Homeland Security Secretary Alejandro Mayorkas faces a new firestorm of criticism for claiming FEMA is out of disaster funds right as the DHS’ Inspector General released a report saying FEMA is sitting on at least $8.3 billion in untapped, unspent funds.
On Oct 2, Mayorkas said, “We are expecting another hurricane hitting. We do not have the funds. FEMA does not have the funds to make it through the season and what is imminent.”
This new controversy is surfacing as Hurricane Milton has become a Category 5 storm, and massive evacuations are now underway in Florida, which is still struggling from Hurricane Helene, as is much of the Southeast.
But analysts say FEMA cannot tap unspent appropriations from long-ago crises, so the money sits frozen as 600 people are reportedly still missing from Hurricane Helene, at least 220 died, and entire towns were wiped off the map. Helene is the most catastrophic hurricane to hit the U.S. since Katrina in 2005.
Budget experts warn that this new firestorm shows that FEMA has been turned into a slush fund that the agency and the Biden-Harris White House can spend at will.
An August 2024 report from Homeland Security’s Office of Inspector General noted, “As of October 2022, FEMA estimated that 847 disaster declarations with approximately $73 billion in unliquidated funds remained open.”
The report also says “$8.3 billion in unliquidated obligations” was “for disasters declared in 2012 or earlier” that analysts say could be returned to help people battling for survival in disasters now.
The IG report concurs, saying, “More than $7 billion in unliquidated funds… could potentially be returned to the Disaster Relief Fund.”
Jeremy Portnoy, at the watchdog group Open the Books, notes that the way FEMA has set it up, the agency has locked in grant money that it must use during and before a “period of performance” deadline.
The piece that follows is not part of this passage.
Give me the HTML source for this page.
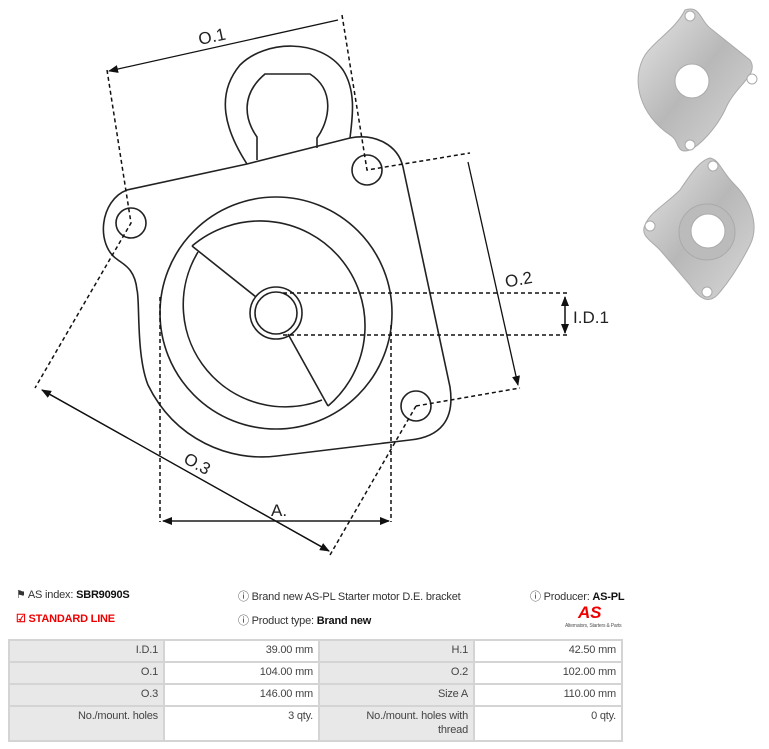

That means the funds are obligated for that time period.
However, the Inspector General report finds that FEMA has been extending deadlines by up to 16 years for $7 billion worth of grants, sometimes without explanation.
For example, FEMA is still sitting on $4.5 billion in unused, frozen funds for Super Storm Sandy, which happened 12 years ago, in 2012. FEMA officials have to justify and explain why they’re extending deadlines in writing, but it’s unclear what they’re saying to justify freezing the funds for so long.